With Christmas coming up, I also want to outsource more of the magic-making to the 4 kids who still live at home so it's not just me. Each of them picked one of our family Christmas traditions to be in charge of, and I think they'll rise to the occasion. Because making plans for which Christmas movies to watch is more motivating than doing their laundry.
—4—
My daughter was sick this week, so I had to call the school attendance line. But according to the recording at the beginning, the school now prefers you to email instead of leaving a voice message.
So I hung up and attempted to do that, not realizing how hard it would be to write this without sounding like a kid hacking their parents' email to skip shool.
My first attempt:
Hi,My daughter ___________ won't be in school today. She is sick.Thanks,Jenny Evans
Writing this was the email equivalent leaving a store without buying anything. I wasn't doing anything wrong, but it felt like I definitely was.
The whole thing sounded like a badly-worded forgery, but what could I improve? "Hi" sounds like a kid, but "hello" just sounds like a kid trying to sound like an adult. No salutation sounds rude, and also like a kid.

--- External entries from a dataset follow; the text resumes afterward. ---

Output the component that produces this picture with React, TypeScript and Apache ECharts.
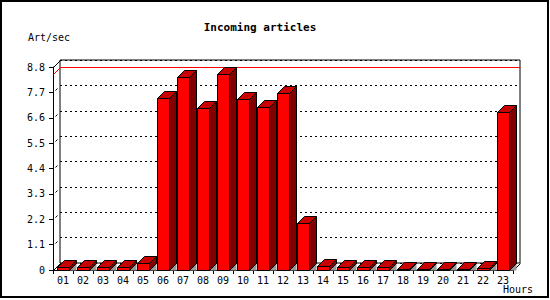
import React, { useEffect, useRef } from "react";
import * as echarts from "echarts";

const hours = ["01","02","03","04","05","06","07","08","09","10","11","12","13","14","15","16","17","18","19","20","21","22","23"];
const artPerSec = [0.12,0.14,0.13,0.13,0.29,7.46,8.37,7.02,8.5,7.41,7.05,7.67,2.05,0.17,0.13,0.13,0.13,0.06,0.06,0.06,0.06,0.07,6.87];
const yMin = 0;
const yMax = 8.8;
const yStep = 1.1;
const titleText = "Incoming articles";
const yName = "Art/sec";
const xName = "Hours";

const D = 7;
const BW = 12;
const MONO = "'DejaVu Sans Mono', 'Liberation Mono', monospace";

export default function App() {
  const ref = useRef<HTMLDivElement>(null);
  useEffect(() => {
    if (!ref.current) return;
    const chart = echarts.init(ref.current, null, { renderer: "svg" });
    const maxVal = Math.max(...artPerSec);
    const tickVals: number[] = [];
    for (let k = 1; k * yStep < yMax - 1e-9; k++) tickVals.push(+(k * yStep).toFixed(1));

    const option: any = {
      animation: false,
      backgroundColor: "#fff",
      grid: [
        { left: 53, top: 67, width: 460, height: 203, outerBoundsMode: "none", show: false },
        { left: 60, top: 60, width: 460, height: 203, outerBoundsMode: "none", show: true, backgroundColor: "#fff", borderColor: "#000", borderWidth: 1, z: -1 },
      ],
      xAxis: [
        {
          type: "category", gridIndex: 0, data: hours,
          axisLine: { lineStyle: { color: "#000", width: 1 } },
          axisTick: { show: true, length: 4, interval: 0, lineStyle: { color: "#000" } },
          axisLabel: { interval: 0, color: "#000", fontFamily: MONO, fontSize: 10, margin: 5 },
          splitLine: { show: false },
        },
        { type: "category", gridIndex: 1, data: hours, show: false },
      ],
      yAxis: [
        {
          type: "value", gridIndex: 0, min: yMin, max: yMax, interval: yStep,
          axisLine: { show: true, lineStyle: { color: "#000", width: 1 } },
          axisTick: { show: true, length: 4, lineStyle: { color: "#000" } },
          axisLabel: {
            color: "#000", fontFamily: MONO, fontSize: 10, margin: 8,
            formatter: (v: number) => (Math.abs(v) < 1e-9 ? "0" : v.toFixed(1)),
          },
          splitLine: { show: false },
        },
        {
          type: "value", gridIndex: 1, min: yMin, max: yMax, interval: yStep,
          axisLine: { show: false }, axisTick: { show: false }, axisLabel: { show: false },
          splitLine: { show: true, lineStyle: { color: "#000", width: 1, type: [2, 3] } },
        },
      ],
      graphic: [
        { type: "rect", shape: { x: 1, y: 1, width: 547, height: 296 }, style: { fill: "none", stroke: "#000", lineWidth: 2 }, z: 100 },
        { type: "text", x: 260, y: 27, style: { text: titleText, fontFamily: MONO, fontSize: 11, fontWeight: "bold", fill: "#000", align: "center", verticalAlign: "middle" } },
        { type: "text", x: 28, y: 37, style: { text: yName, fontFamily: MONO, fontSize: 10, fill: "#000", align: "left", verticalAlign: "middle" } },
        { type: "text", x: 533, y: 289, style: { text: xName, fontFamily: MONO, fontSize: 10, fill: "#000", align: "right", verticalAlign: "middle" } },
      ],
      series: [
        {
          type: "custom", xAxisIndex: 0, yAxisIndex: 0, z: 1, silent: true,
          data: [[0, maxVal]],
          encode: { x: 0, y: 1 },
          renderItem: (params: any, api: any) => {
            const cs = params.coordSys;
            const x = Math.round(cs.x) + 0.5;
            const y = Math.round(cs.y) + 0.5;
            const w = Math.round(cs.width);
            const h = Math.round(cs.height);
            const yv = Math.round(api.coord([0, api.value(1)])[1]) + 0.5;
            const children: any[] = [
              { type: "line", shape: { x1: x, y1: y, x2: x + D, y2: y - D }, style: { stroke: "#000", lineWidth: 1 } },
              { type: "line", shape: { x1: x, y1: y + h, x2: x + D, y2: y + h - D }, style: { stroke: "#000", lineWidth: 1 } },
              { type: "line", shape: { x1: x + w, y1: y + h, x2: x + w + D, y2: y + h - D }, style: { stroke: "#000", lineWidth: 1 } },
              { type: "polyline", shape: { points: [[x, yv], [x + D, yv - D], [x + D + w, yv - D]] }, style: { stroke: "#ff0000", lineWidth: 1, fill: "none" } },
            ];
            tickVals.forEach((t) => {
              const ty = Math.round(api.coord([0, t])[1]) + 0.5;
              children.push({ type: "line", shape: { x1: x + 2, y1: ty - 2, x2: x + 4, y2: ty - 4 }, style: { stroke: "#000", lineWidth: 1 } });
            });
            return { type: "group", children };
          },
        },
        {
          type: "custom", xAxisIndex: 0, yAxisIndex: 0, z: 3, silent: true,
          data: hours.map((_, i) => [i, artPerSec[i]]),
          encode: { x: 0, y: 1 },
          renderItem: (params: any, api: any) => {
            const i = api.value(0);
            const v = api.value(1);
            const base = api.coord([i, 0]);
            const top = api.coord([i, v]);
            const cx = Math.round(base[0]);
            const yb = Math.round(base[1]) + 0.5;
            const yt = Math.round(top[1]) + 0.5;
            const l = cx - BW / 2 + 0.5;
            const r = cx + BW / 2 + 0.5;
            return {
              type: "group",
              children: [
                { type: "polygon", shape: { points: [[r, yb], [r + D, yb], [r + D, yb - D]] }, style: { fill: "#999999", stroke: "none" } },
                { type: "polygon", shape: { points: [[r, yt], [r + D, yt - D], [r + D, yb - D], [r, yb]] }, style: { fill: "#800000", stroke: "#000", lineWidth: 1 } },
                { type: "polygon", shape: { points: [[l, yt], [r, yt], [r + D, yt - D], [l + D, yt - D]] }, style: { fill: "#c80000", stroke: "#000", lineWidth: 1 } },
                { type: "rect", shape: { x: l, y: yt, width: BW, height: yb - yt }, style: { fill: "#ff0000", stroke: "#000", lineWidth: 1 } },
              ],
            };
          },
        },
      ],
    };
    chart.setOption(option);
    return () => chart.dispose();
  }, []);
  return <div ref={ref} style={{ position: "absolute", left: 0, top: 0, width: 550, height: 300, background: "#fff" }} />;
}
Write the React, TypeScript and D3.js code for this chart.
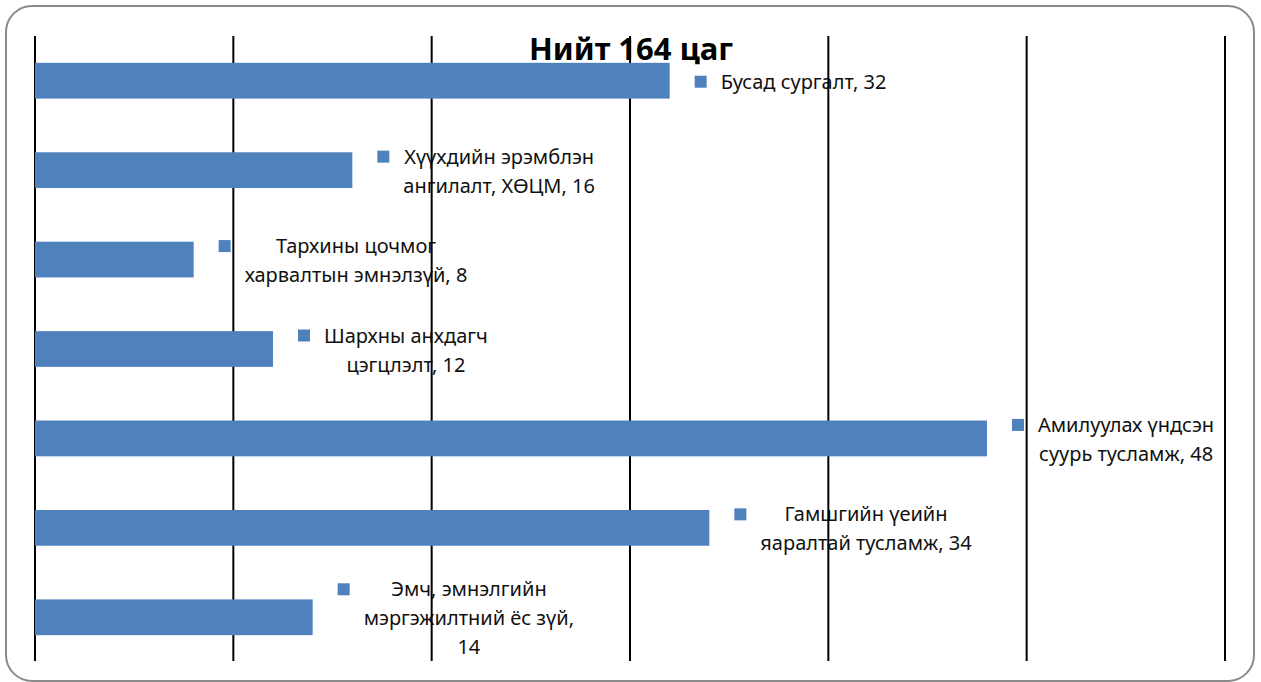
import React, { useEffect, useRef } from "react";
import * as d3 from "d3";

const categories = [
  "Бусад сургалт",
  "Хүүхдийн эрэмблэн ангилалт, ХӨЦМ",
  "Тархины цочмог харвалтын эмнэлзүй",
  "Шархны анхдагч цэгцлэлт",
  "Амилуулах үндсэн суурь тусламж",
  "Гамшгийн үеийн яаралтай тусламж",
  "Эмч, эмнэлгийн мэргэжилтний ёс зүй",
];
const values = [32, 16, 8, 12, 48, 34, 14];
const labelLines = [
  ["Бусад сургалт, 32"],
  ["Хүүхдийн эрэмблэн", "ангилалт, ХӨЦМ, 16"],
  ["Тархины цочмог", "харвалтын эмнэлзүй, 8"],
  ["Шархны анхдагч", "цэгцлэлт, 12"],
  ["Амилуулах үндсэн", "суурь тусламж, 48"],
  ["Гамшгийн үеийн", "яаралтай тусламж, 34"],
  ["Эмч, эмнэлгийн", "мэргэжилтний ёс зүй,", "14"],
];
const xTicks = [0, 10, 20, 30, 40, 50, 60];
const title = "Нийт 164 цаг";

const W = 1261;
const H = 682;
const barColor = "#4f81bd";

const App = () => {
  const ref = useRef<SVGSVGElement | null>(null);

  useEffect(() => {
    drawChart();
  }, []);

  const drawChart = () => {
    const svg = d3.select(ref.current);
    svg.selectAll("*").remove();

    const x = d3.scaleLinear().domain([0, 60]).range([35, 1225]);
    const y = d3.scaleBand().domain(categories).range([36, 662]);
    const barH = y.bandwidth() * 0.4;

    // rounded frame
    svg.append("rect")
      .attr("x", 6).attr("y", 6)
      .attr("width", 1248).attr("height", 675)
      .attr("rx", 26).attr("ry", 26)
      .attr("fill", "#fff")
      .attr("stroke", "#8a8a8a")
      .attr("stroke-width", 2);

    // title
    svg.append("text")
      .attr("x", 631).attr("y", 60)
      .attr("text-anchor", "middle")
      .attr("font-family", "'Noto Sans', sans-serif")
      .attr("font-weight", "bold")
      .attr("font-size", 31)
      .attr("fill", "#000")
      .text(title);

    // data labels: marker + centered wrapped lines
    const lineH = 29;
    const fontSize = 20;
    categories.forEach((c, i) => {
      const lines = labelLines[i];
      const cy = (y(c) as number) + y.bandwidth() / 2;
      const firstY = cy - ((lines.length - 1) * lineH) / 2;
      const mx = x(values[i]) + 25;
      const g = svg.append("g");
      g.append("rect")
        .attr("x", mx).attr("y", firstY - 5)
        .attr("width", 12).attr("height", 12)
        .attr("fill", barColor);
      const texts = lines.map((t, j) =>
        g.append("text")
          .attr("y", firstY + j * lineH + 8)
          .attr("font-family", "'Noto Sans', sans-serif")
          .attr("font-size", fontSize)
          .attr("fill", "#111")
          .text(t)
      );
      const widths = texts.map((t) => (t.node() as SVGTextElement).getComputedTextLength());
      const maxW = d3.max(widths) as number;
      const left = mx + 12 + 14;
      texts.forEach((t) => t.attr("x", left + maxW / 2).attr("text-anchor", "middle"));
    });

    // vertical gridlines
    svg.append("g")
      .selectAll("line")
      .data(xTicks)
      .enter()
      .append("line")
      .attr("x1", (d) => x(d)).attr("x2", (d) => x(d))
      .attr("y1", 36).attr("y2", 661)
      .attr("stroke", "#000")
      .attr("stroke-width", 2);

    // bars
    svg.append("g")
      .selectAll("rect")
      .data(values)
      .enter()
      .append("rect")
      .attr("x", x(0))
      .attr("y", (d, i) => (y(categories[i]) as number) + (y.bandwidth() - barH) / 2)
      .attr("width", (d) => x(d) - x(0))
      .attr("height", barH)
      .attr("fill", barColor);
  };

  return (
    <svg
      ref={ref}
      width={W}
      height={H}
      style={{ position: "absolute", left: 0, top: 0, display: "block" }}
    />
  );
};

export default App;
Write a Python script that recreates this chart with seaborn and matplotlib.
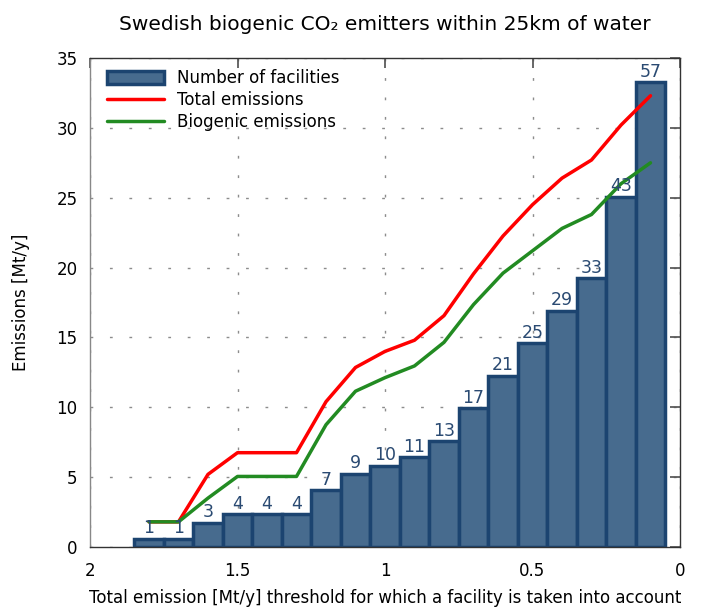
import matplotlib
matplotlib.use("Agg")
import matplotlib.pyplot as plt
import seaborn as sns
import pandas as pd
import numpy as np

thresholds = [1.8, 1.7, 1.6, 1.5, 1.4, 1.3, 1.2, 1.1, 1.0, 0.9, 0.8, 0.7, 0.6, 0.5, 0.4, 0.3, 0.2, 0.1]
facilities = [1, 1, 3, 4, 4, 4, 7, 9, 10, 11, 13, 17, 21, 25, 29, 33, 43, 57]
total_em = [1.8, 1.8, 5.2, 6.75, 6.75, 6.75, 10.4, 12.85, 14.0, 14.8, 16.56, 19.55, 22.26, 24.5, 26.4, 27.7, 30.2, 32.3]
bio_em = [1.8, 1.8, 3.5, 5.05, 5.05, 5.05, 8.75, 11.15, 12.12, 12.96, 14.65, 17.35, 19.6, 21.2, 22.8, 23.8, 26.0, 27.5]
bar_scale = 35 / 60

sns.set_theme(style="white")
plt.rcParams['font.family'] = ['DejaVu Sans']
plt.rcParams['text.color'] = 'black'
plt.rcParams['axes.labelcolor'] = 'black'
plt.rcParams['xtick.color'] = 'black'
plt.rcParams['ytick.color'] = 'black'

df = pd.DataFrame({"threshold": thresholds, "facilities": facilities,
                   "height": [f * bar_scale for f in facilities],
                   "total": total_em, "bio": bio_em})

fig = plt.figure(figsize=(7.02, 6.09), dpi=100)
ax = fig.add_axes([90/702, 1-547/609, 590/702, 489/609])

ax.bar(df["threshold"], df["height"], width=0.1, color="#476b8e",
       edgecolor="#1c4470", linewidth=2.5, label="Number of facilities", zorder=2)
sns.lineplot(data=df, x="threshold", y="total", ax=ax, color="red", linewidth=2.5,
             label="Total emissions", zorder=3)
sns.lineplot(data=df, x="threshold", y="bio", ax=ax, color="#228b22", linewidth=2.5,
             label="Biogenic emissions", zorder=3)

for x, h, n in zip(df["threshold"], df["height"], df["facilities"]):
    ax.text(x, h + 0.1, str(n), ha="center", va="bottom", fontsize=12.5, color="#2a4a72", zorder=4)

ax.set_xlim(2, 0)
ax.set_ylim(0, 35)
ax.set_xticks([2, 1.5, 1, 0.5, 0])
ax.set_xticklabels(["2", "1.5", "1", "0.5", "0"])
ax.set_yticks(range(0, 36, 5))
ax.tick_params(axis="both", direction="in", top=True, right=True, length=7,
               labelsize=12, pad=9, color="#555555")
ax.tick_params(axis="x", pad=11)
ax.grid(True, linestyle=(0, (2, 12)), color="#8c8c8c", linewidth=1)
for s in ax.spines.values():
    s.set_color("#333333")
    s.set_linewidth(1)
ax.spines["left"].set_color("#888888")

ax.set_xlabel("Total emission [Mt/y] threshold for which a facility is taken into account",
              fontsize=12, labelpad=6)
ax.set_ylabel("Emissions [Mt/y]", fontsize=12, labelpad=19)
ax.set_title("Swedish biogenic CO\u2082 emitters within 25km of water", fontsize=14.5, pad=20)

handles, labels = ax.get_legend_handles_labels()
order = [labels.index(l) for l in ["Number of facilities", "Total emissions", "Biogenic emissions"]]
ax.legend([handles[i] for i in order], [labels[i] for i in order],
          loc="upper left", bbox_to_anchor=(0.0136, 0.996), frameon=False, fontsize=12,
          handlelength=3.4, borderaxespad=0.25, borderpad=0.3, labelspacing=0.25,
          handleheight=0.8, handletextpad=0.8)

fig.savefig("out.png", dpi=100)
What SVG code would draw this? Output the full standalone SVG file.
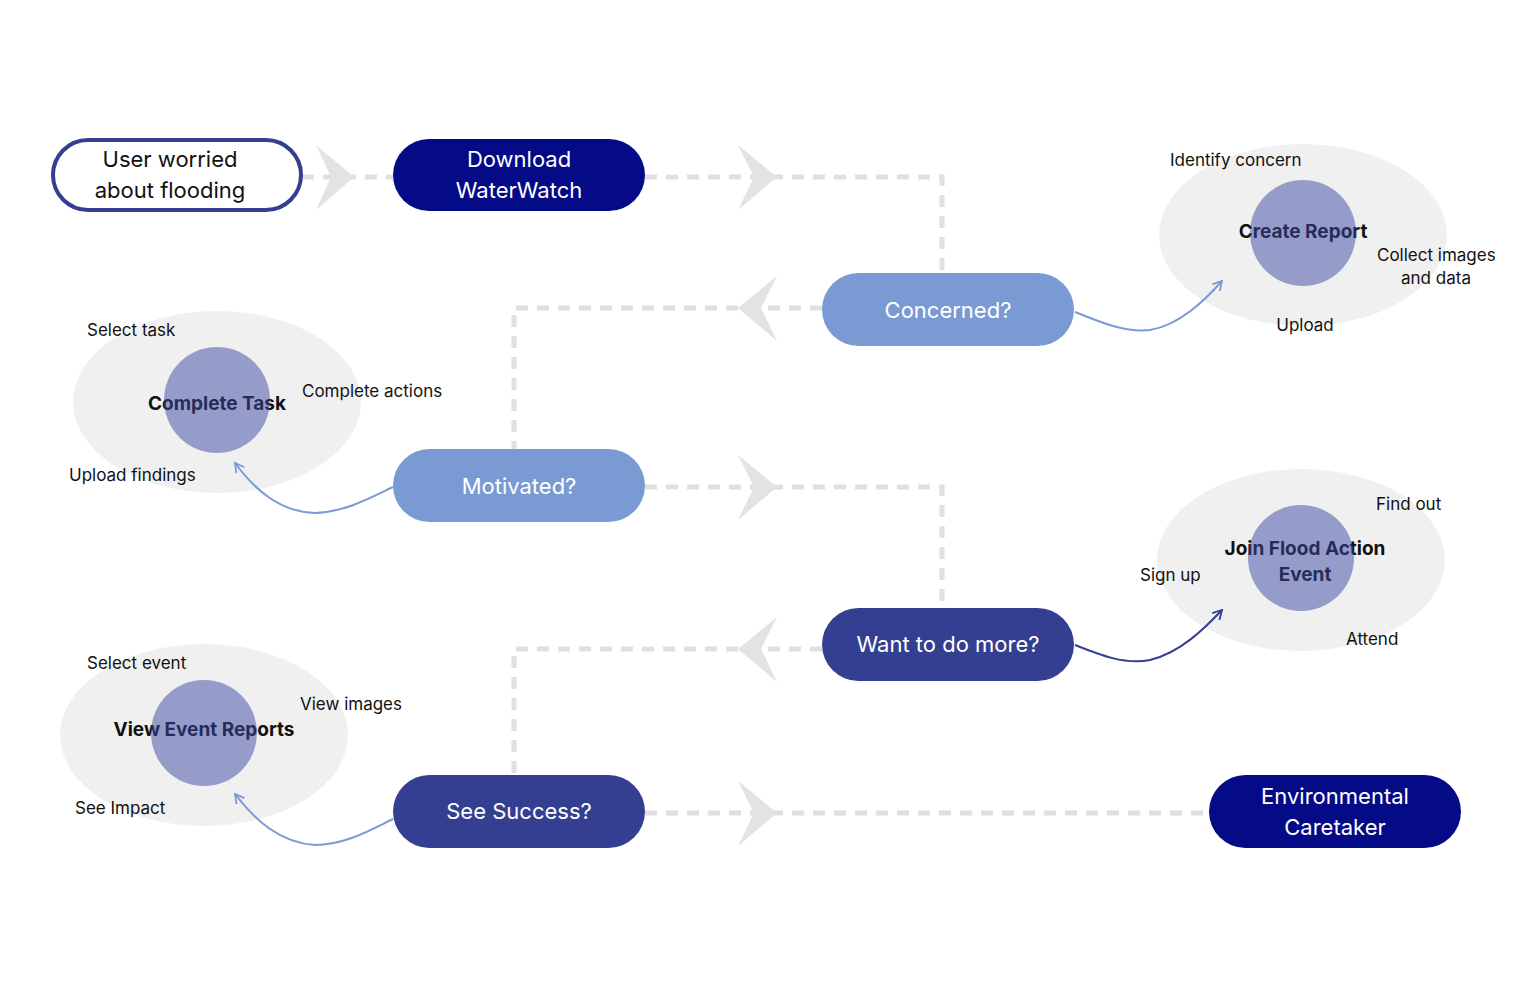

Do I need to specify "my daughter so-and-so"? If I don't, it sounds like the kid is writing it. If I do, then it also sounds like the kid is writing it, because my name is already on the email and of course she's my daughter.
In the end, I never did figure out how to rewrite the email to make it sound legit, so I just sent it off and tried not to think about how it looked like it was from three kids in a trenchcoat pretending to be an adult.
—5—
The 9-year-old was emptying his papers from school. Among them was a drawing of a fall leaf with this text at the bottom:
The time is autumn
Because of that, the leaves fall
Blown around by wind.
"Is this a haiku?" I asked.
"Yeah, and it's a really good one."
"What do you like about it?"
"I don't know. I don't remember what it says, but I know it's good."
| Look out, Walt Whitman! |
So... I kind of already knew this, but I don't think we'll need to worry about this kid's self-confidence very much.
—6—
While my middle schooler and I were waiting in the pickup line for her high school brother, the song "Golden" from K-pop Demon Hunters came on the radio. She joked about embarrassing her brother by blasting it as we rolled up to the school in front of all his friends, but apparently she didn't expect me to follow through.
Because when I rolled down the windows and cranked the music up, she turned white as a sheet and hit the floor of the van so no one could see her.
My son, on the other hand, thought it was funny.